I would caution against thinking of the online space as a replica of the traditional art world. The online audience is different, it’s much more vast and varied, and there’s more visual competition. Net art is a tab among other tabs, which invites both artistic subversion and intervention. As a curator, I have many goals. When net artists are able to support themselves and produce their work without financial limitation, receive thoughtful criticism and acknowledgement, have their work recognized by academic journals, studied by students, and acquired by respected cultural institutions and collectors, then I will feel I’ve really accomplished something.
Can you tell us a little about what you’re working on now?
My next research project will be called Temporary Highs. It’s an investigation into the ways in which the internet enables a constant pursuit of highs and lows and will study everything from social media use to online shopping habits.

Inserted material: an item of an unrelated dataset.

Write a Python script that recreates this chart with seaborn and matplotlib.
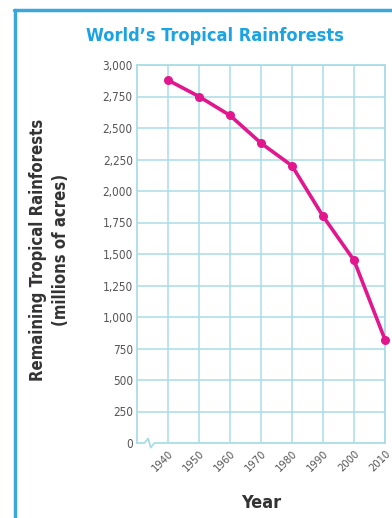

I started with a long list of temporary highs—drugs, auction prices, orgasms, ex-boyfriends, likes, faves, retweets, sugar, alcohol, money, credit cards, workaholism, massages, manicures, gambling, sports, and beauty—and have been delving into each one more deeply. I’m looking at the scientific research around what happens to the brain when it’s experiencing highs, and how the structure of the internet encourages reward seeking behavior in a nonstop cycle of compulsive sharing and consumption. I’m writing about temporary highs from a personal perspective, speaking with experts in the fields of neuroscience, psychology, and sociology, and closely observing how artists are creating and adapting work for these conditions. This is a long-term, ongoing research project, however I anticipate at least certain aspects of it will be realized as a group exhibition within the next year.